Hey—it's crazy enough^-the kids would eat it up.

What do you think?

Richard Rangk

Costa Mesa, CA

(We think that you are full of that of which you speak.—Ed.)

CHANGING GEARS

Wow! Am I impressed! CREEM gets the Scoop of the Year! I refer of course to Stars Cars #37, the Ramones, April 1978. At first, of course, I just drooled all over the pic but when I cleared the spit away I realized SOMETHING WAS AMISS. Not just Tommy's let's-showevery-pimple grimace; or the touch of—flowers —in the vicinity of Dee Dee's cuff. No, this was a radical departure. Being a graduate of the Legs McNeil School of Famous Detectives, I knew the only way to get to the bottom of this problem was to drink one of those cute little half-pint Cokes so I did and then got down to serious stuff like actually looking at the picture.

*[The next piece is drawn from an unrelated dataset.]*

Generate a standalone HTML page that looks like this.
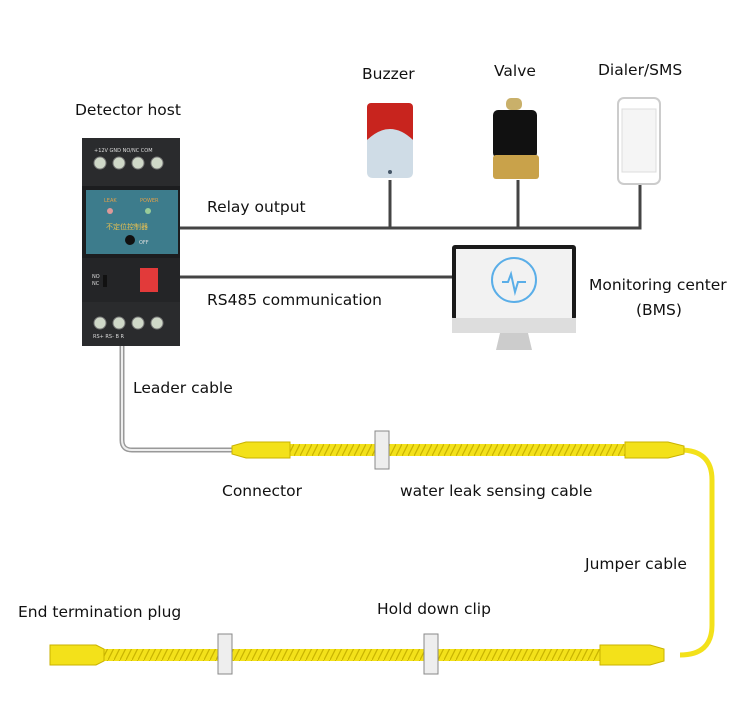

I'm pretty astute so about two days later it hit me: JOEY'S WEARING UNRIPPED JEANS!!!! No doubt this means the times they are a changin', hey Joe?

Punk you,

The State of California

P.S. Just want you to know you also copped Scoop of the Year (Runner-Up) with your good review of Renaldo and Clara. What's next in line—a good review of Works, Vol. 2?

(Don't count on it.—Ed.)

HOUND LEGS

I saw Queen. It was an all-right show, but I had 2nd row tickets & was forced to look at Brian May's legs for nearly two hours straight. Brian May has the ugliest damn legs I have ever seen. They look like dog arms with shoes on the paws. I love your mag.